TASK DIRECTIONS: Images are not part of the copy; write out the rest of the data exactly as given.

---

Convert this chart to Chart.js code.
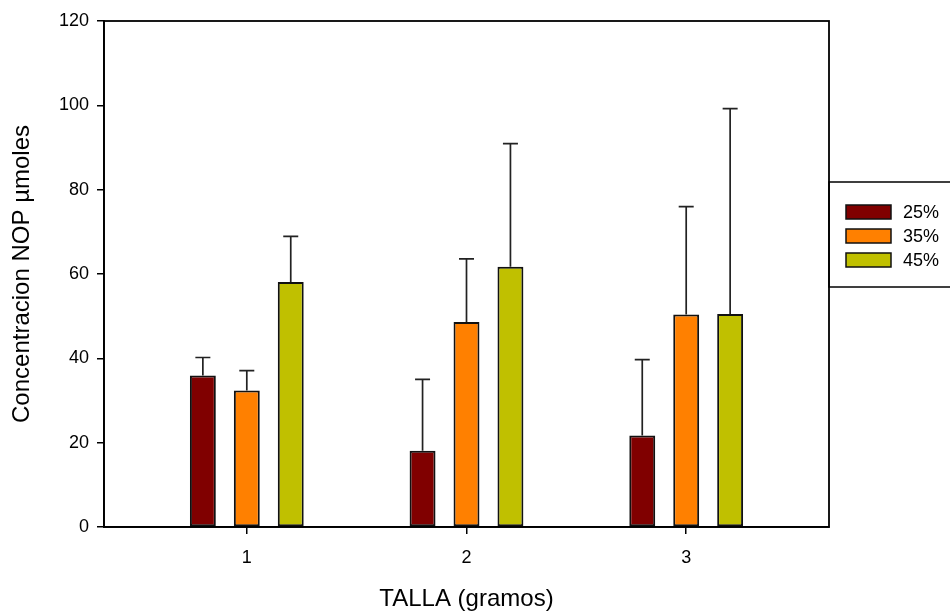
<!DOCTYPE html>
<html>
<head>
<meta charset="utf-8">
<script src="https://cdn.jsdelivr.net/npm/chart.js@4"></script>
<style>
  html, body { margin: 0; padding: 0; background: #fff; }
  canvas { display: block; }
</style>
</head>
<body>
<canvas id="chart" width="950" height="611"></canvas>
<script>
// Size classes (x positions) and their labels
const categories = ['1', '2', '3'];
const xPositions = [1, 2, 3];
// Diet levels
const seriesLabels = ['25%', '35%', '45%'];
// Mean NOP concentration per size class
const mean25 = [35.9, 18.1, 21.7];
const mean35 = [32.4, 48.6, 50.4];
const mean45 = [58.1, 61.7, 50.5];
// Upper end of each error bar
const upper25 = [40.2, 35.0, 39.7];
const upper35 = [37.1, 63.6, 76.0];
const upper45 = [68.9, 90.9, 99.2];
// Y axis tick values
const yTicks = [0, 20, 40, 60, 80, 100, 120];

const FONT = '"Liberation Sans", Arial, sans-serif';
const colors = ['#800000', '#FF8000', '#C0C000'];
const means = [mean25, mean35, mean45];
const uppers = [upper25, upper35, upper45];

const datasets = seriesLabels.map((label, s) => ({
  label: label,
  data: xPositions.map((x, i) => ({ x: x, y: means[s][i] })),
  upper: uppers[s],
  backgroundColor: colors[s],
  borderColor: '#111',
  borderWidth: 2,
  borderSkipped: false,
  categoryPercentage: 0.6,
  barPercentage: 0.59
}));

// Upward-only error bars with a cap
const errorBars = {
  id: 'errorBars',
  afterDatasetsDraw(chart) {
    const ctx = chart.ctx;
    const yScale = chart.scales.y;
    ctx.save();
    ctx.strokeStyle = '#222';
    ctx.lineWidth = 1.7;
    chart.data.datasets.forEach((ds, d) => {
      const meta = chart.getDatasetMeta(d);
      meta.data.forEach((bar, i) => {
        const yTop = yScale.getPixelForValue(ds.upper[i]);
        ctx.beginPath();
        ctx.moveTo(bar.x, bar.y);
        ctx.lineTo(bar.x, yTop);
        ctx.moveTo(bar.x - 7.5, yTop);
        ctx.lineTo(bar.x + 7.5, yTop);
        ctx.stroke();
      });
    });
    ctx.restore();
  }
};

// Box around the plotting area
const frame = {
  id: 'frame',
  afterDraw(chart) {
    const a = chart.chartArea;
    const ctx = chart.ctx;
    ctx.save();
    ctx.strokeStyle = '#000';
    ctx.lineWidth = 1.8;
    ctx.strokeRect(a.left, a.top, a.right - a.left, a.bottom - a.top);
    ctx.restore();
  }
};

// Boxed legend to the right of the plot
const boxLegend = {
  id: 'boxLegend',
  afterDraw(chart) {
    const ctx = chart.ctx;
    const a = chart.chartArea;
    const left = a.right;
    const top = 182;
    const bottom = 287;
    ctx.save();
    ctx.strokeStyle = '#000';
    ctx.lineWidth = 1.5;
    ctx.strokeRect(left, top, 960 - left, bottom - top);
    ctx.font = '18px ' + FONT;
    ctx.textBaseline = 'middle';
    ctx.textAlign = 'left';
    chart.data.datasets.forEach((ds, i) => {
      const cy = 212 + i * 24;
      ctx.fillStyle = ds.backgroundColor;
      ctx.fillRect(846, cy - 7, 45, 14);
      ctx.lineWidth = 1.5;
      ctx.strokeStyle = '#111';
      ctx.strokeRect(846, cy - 7, 45, 14);
      ctx.fillStyle = '#000';
      ctx.fillText(ds.label, 903, cy + 1);
    });
    ctx.restore();
  }
};

new Chart(document.getElementById('chart'), {
  type: 'bar',
  data: { datasets: datasets },
  options: {
    responsive: false,
    animation: false,
    layout: { padding: { top: 21, right: 121, left: 0, bottom: 0 } },
    plugins: {
      legend: { display: false },
      tooltip: { enabled: false }
    },
    scales: {
      x: {
        type: 'linear',
        min: 0.35,
        max: 3.65,
        offset: false,
        afterBuildTicks(scale) {
          scale.ticks = xPositions.map(v => ({ value: v }));
        },
        afterFit(scale) { scale.height = 84; },
        grid: {
          offset: false,
          drawOnChartArea: false,
          drawTicks: true,
          tickLength: 7,
          color: '#000',
          lineWidth: 1.5
        },
        border: { display: true, color: '#000', width: 1.8 },
        ticks: {
          padding: 13,
          color: '#000',
          font: { family: FONT, size: 18 },
          maxRotation: 0,
          callback: (v) => categories[xPositions.indexOf(v)]
        },
        title: {
          display: true,
          text: 'TALLA (gramos)',
          color: '#000',
          font: { family: FONT, size: 24 },
          padding: { top: 0, bottom: -3 }
        }
      },
      y: {
        type: 'linear',
        min: 0,
        max: 120,
        afterBuildTicks(scale) {
          scale.ticks = yTicks.map(v => ({ value: v }));
        },
        afterFit(scale) { scale.width = 104; },
        grid: {
          drawOnChartArea: false,
          drawTicks: true,
          tickLength: 7,
          color: '#000',
          lineWidth: 1.5
        },
        border: { display: true, color: '#000', width: 1.8 },
        ticks: {
          padding: 8,
          color: '#000',
          font: { family: FONT, size: 18 }
        },
        title: {
          display: true,
          text: 'Concentracion NOP µmoles',
          color: '#000',
          font: { family: FONT, size: 24 },
          padding: { top: 8, bottom: 0 }
        }
      }
    }
  },
  plugins: [errorBars, frame, boxLegend]
});
</script>
</body>
</html>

---

CORRECT OUTPUT:
Convert this chart to Chart.js code.
<!DOCTYPE html>
<html>
<head>
<meta charset="utf-8">
<script src="https://cdn.jsdelivr.net/npm/chart.js@4"></script>
<style>
  html, body { margin: 0; padding: 0; background: #fff; }
  canvas { display: block; }
</style>
</head>
<body>
<canvas id="chart" width="950" height="611"></canvas>
<script>
// Size classes (x positions) and their labels
const categories = ['1', '2', '3'];
const xPositions = [1, 2, 3];
// Diet levels
const seriesLabels = ['25%', '35%', '45%'];
// Mean NOP concentration per size class
const mean25 = [35.9, 18.1, 21.7];
const mean35 = [32.4, 48.6, 50.4];
const mean45 = [58.1, 61.7, 50.5];
// Upper end of each error bar
const upper25 = [40.2, 35.0, 39.7];
const upper35 = [37.1, 63.6, 76.0];
const upper45 = [68.9, 90.9, 99.2];
// Y axis tick values
const yTicks = [0, 20, 40, 60, 80, 100, 120];

const FONT = '"Liberation Sans", Arial, sans-serif';
const colors = ['#800000', '#FF8000', '#C0C000'];
const means = [mean25, mean35, mean45];
const uppers = [upper25, upper35, upper45];

const datasets = seriesLabels.map((label, s) => ({
  label: label,
  data: xPositions.map((x, i) => ({ x: x, y: means[s][i] })),
  upper: uppers[s],
  backgroundColor: colors[s],
  borderColor: '#111',
  borderWidth: 2,
  borderSkipped: false,
  categoryPercentage: 0.6,
  barPercentage: 0.59
}));

// Upward-only error bars with a cap
const errorBars = {
  id: 'errorBars',
  afterDatasetsDraw(chart) {
    const ctx = chart.ctx;
    const yScale = chart.scales.y;
    ctx.save();
    ctx.strokeStyle = '#222';
    ctx.lineWidth = 1.7;
    chart.data.datasets.forEach((ds, d) => {
      const meta = chart.getDatasetMeta(d);
      meta.data.forEach((bar, i) => {
        const yTop = yScale.getPixelForValue(ds.upper[i]);
        ctx.beginPath();
        ctx.moveTo(bar.x, bar.y);
        ctx.lineTo(bar.x, yTop);
        ctx.moveTo(bar.x - 7.5, yTop);
        ctx.lineTo(bar.x + 7.5, yTop);
        ctx.stroke();
      });
    });
    ctx.restore();
  }
};

// Box around the plotting area
const frame = {
  id: 'frame',
  afterDraw(chart) {
    const a = chart.chartArea;
    const ctx = chart.ctx;
    ctx.save();
    ctx.strokeStyle = '#000';
    ctx.lineWidth = 1.8;
    ctx.strokeRect(a.left, a.top, a.right - a.left, a.bottom - a.top);
    ctx.restore();
  }
};

// Boxed legend to the right of the plot
const boxLegend = {
  id: 'boxLegend',
  afterDraw(chart) {
    const ctx = chart.ctx;
    const a = chart.chartArea;
    const left = a.right;
    const top = 182;
    const bottom = 287;
    ctx.save();
    ctx.strokeStyle = '#000';
    ctx.lineWidth = 1.5;
    ctx.strokeRect(left, top, 960 - left, bottom - top);
    ctx.font = '18px ' + FONT;
    ctx.textBaseline = 'middle';
    ctx.textAlign = 'left';
    chart.data.datasets.forEach((ds, i) => {
      const cy = 212 + i * 24;
      ctx.fillStyle = ds.backgroundColor;
      ctx.fillRect(846, cy - 7, 45, 14);
      ctx.lineWidth = 1.5;
      ctx.strokeStyle = '#111';
      ctx.strokeRect(846, cy - 7, 45, 14);
      ctx.fillStyle = '#000';
      ctx.fillText(ds.label, 903, cy + 1);
    });
    ctx.restore();
  }
};

new Chart(document.getElementById('chart'), {
  type: 'bar',
  data: { datasets: datasets },
  options: {
    responsive: false,
    animation: false,
    layout: { padding: { top: 21, right: 121, left: 0, bottom: 0 } },
    plugins: {
      legend: { display: false },
      tooltip: { enabled: false }
    },
    scales: {
      x: {
        type: 'linear',
        min: 0.35,
        max: 3.65,
        offset: false,
        afterBuildTicks(scale) {
          scale.ticks = xPositions.map(v => ({ value: v }));
        },
        afterFit(scale) { scale.height = 84; },
        grid: {
          offset: false,
          drawOnChartArea: false,
          drawTicks: true,
          tickLength: 7,
          color: '#000',
          lineWidth: 1.5
        },
        border: { display: true, color: '#000', width: 1.8 },
        ticks: {
          padding: 13,
          color: '#000',
          font: { family: FONT, size: 18 },
          maxRotation: 0,
          callback: (v) => categories[xPositions.indexOf(v)]
        },
        title: {
          display: true,
          text: 'TALLA (gramos)',
          color: '#000',
          font: { family: FONT, size: 24 },
          padding: { top: 0, bottom: -3 }
        }
      },
      y: {
        type: 'linear',
        min: 0,
        max: 120,
        afterBuildTicks(scale) {
          scale.ticks = yTicks.map(v => ({ value: v }));
        },
        afterFit(scale) { scale.width = 104; },
        grid: {
          drawOnChartArea: false,
          drawTicks: true,
          tickLength: 7,
          color: '#000',
          lineWidth: 1.5
        },
        border: { display: true, color: '#000', width: 1.8 },
        ticks: {
          padding: 8,
          color: '#000',
          font: { family: FONT, size: 18 }
        },
        title: {
          display: true,
          text: 'Concentracion NOP µmoles',
          color: '#000',
          font: { family: FONT, size: 24 },
          padding: { top: 8, bottom: 0 }
        }
      }
    }
  },
  plugins: [errorBars, frame, boxLegend]
});
</script>
</body>
</html>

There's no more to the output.